According to an article from the New York Times, the Iranian government has reported that there is a divorce for every seven marriages; Tehran, capital of Iran, reports a divorce for every 3.67 marriages. In general, the past decade saw a threefold increase in the divorce rate in Iran – from 50,000 in 2000 to 150,000 in 2010.
Although Iran and its divorce numbers are still far off compared to the United States, the alarming growth of its divorce rate does not seem to show any signs of slowing down anytime soon. In reference to the Iranian calendar, which ends every March, divorce was up by 16 percent as opposed to the 1 percent growth in marriages. Also, most of the divorces filed occur in central Tehran and not in the Westernized parts of the city, located in the north.
One of the primary reasons that explain the ascension of divorce in this once conservative Islamic culture is the growing eagerness of Iranian women to take the legal system into their own hands in order to get away from undesirable marriages. This behavior from Iranian women is predicated by the uneven playing field provided by the divorce laws in Iran – the husbands are highly favored as they have the power to end their marriages within weeks without stating any logical explanation, whereas wives are required to provide grounds for divorce that could take years to be approved.
Despite their unequal divorce rights, Iranian wives have used a mehrier, a single payment agreed upon by the husband to the wives prior to marriage, as leverage during the divorce process. Normally, husbands are obliged to pay the mehrier to their wives after the divorce is done. However, the value of mehrier has increased throughout the years, amounting to tens and thousands of dollars. This has forced some husbands to pursue a “divorce of mutual consent,” which will enable him to either pay only part of the mehrier or completely forego it.

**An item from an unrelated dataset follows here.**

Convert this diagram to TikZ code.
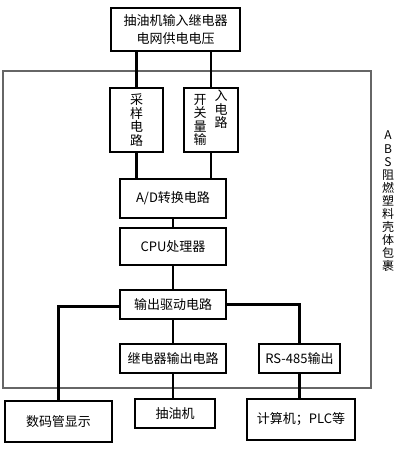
\documentclass[tikz,border=0pt]{standalone}
\usepackage{fontspec}
\newfontfamily\cjk{Noto Sans CJK SC}
\begin{document}
\begin{tikzpicture}[x=1pt,y=-1pt,
  box/.style={draw=black, line width=2.6pt, inner sep=0pt, align=center,
    font=\cjk\fontsize{13}{13.5}\selectfont},
  vtext/.style={inner sep=0pt, align=center, font=\cjk\fontsize{13}{13.5}\selectfont},
  wire/.style={line width=2.3pt},
  shellbox/.style={draw=black!60, line width=1.1pt, inner sep=0pt}]
\useasboundingbox (0,0) rectangle (401,450);
\fill[white] (0,0) rectangle (401,450);
% enclosure
\node[shellbox, minimum width=368pt, minimum height=317pt] (shell) at (187,229.5) {};
\node[vtext, font=\cjk\fontsize{12}{13.1}\selectfont, anchor=north] (side) at (388,131)
  {A\\B\\S\\阻\\燃\\塑\\料\\壳\\体\\包\\裹};
% boxes
\node[box, minimum width=129pt, minimum height=43pt] (top) at (175.5,29.5)
  {抽油机输入继电器\\[4pt]电网供电电压};
\node[box, minimum width=53pt, minimum height=64pt] (samp) at (136.5,120)
  {采\\样\\电\\路};
\node[box, minimum width=54pt, minimum height=64pt] (kairu) at (211,120) {};
\node[vtext, anchor=north] (kL) at (200,94) {开\\关\\量\\输};
\node[vtext, anchor=north] (kR) at (221,90) {入\\电\\路};
\node[box, minimum width=106pt, minimum height=39pt] (ad) at (173,198.5) {A/D转换电路};
\node[box, minimum width=106pt, minimum height=37pt] (cpu) at (173,246.5) {CPU处理器};
\node[box, minimum width=106pt, minimum height=29pt] (out) at (173,304.5) {输出驱动电路};
\node[box, minimum width=106pt, minimum height=29pt] (relay) at (173,358.5) {继电器输出电路};
\node[box, minimum width=81pt, minimum height=29pt] (rs) at (299.5,358.5) {RS-485输出};
\node[box, minimum width=107pt, minimum height=41pt] (disp) at (58.5,421.5) {数码管显示};
\node[box, minimum width=80pt, minimum height=29pt] (pump) at (175,413.5) {抽油机};
\node[box, minimum width=108pt, minimum height=41pt] (pc) at (301,419.5) {计算机；PLC等};
% connectors
\draw[wire] (samp.north) -- (samp.north |- top.south);
\draw[wire] (kairu.north) -- (kairu.north |- top.south);
\draw[wire] (samp.south) -- (samp.south |- ad.north);
\draw[wire] (kairu.south) -- (kairu.south |- ad.north);
\draw[wire] (ad.south) -- (cpu.north);
\draw[wire] (cpu.south) -- (out.north);
\draw[wire] (out.south) -- (relay.north);
\draw[wire] ([yshift=-2pt]out.west) -| (disp.north);
\draw[wire] (out.east) -| (rs.north);
\draw[wire] (relay.south) -- (relay.south |- pump.north);
\draw[wire] (rs.south) -- (rs.south |- pc.north);
\end{tikzpicture}
\end{document}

There have been conscious efforts by government officials to lessen the value of the mehrier in order to discourage Iranian women from getting their divorces. In fact, constant talks of putting a cap on the mehrier or by having a symbolic mehrier instead, such as a Koran or a bag of gold coin to be handed to the wife after divorce, have been discussed by conservatives and Clerics.
However, the rising divorce rate in Iran is simply an indication of the cultural and social changes that the country is currently experiencing, and that these changes are here to stay.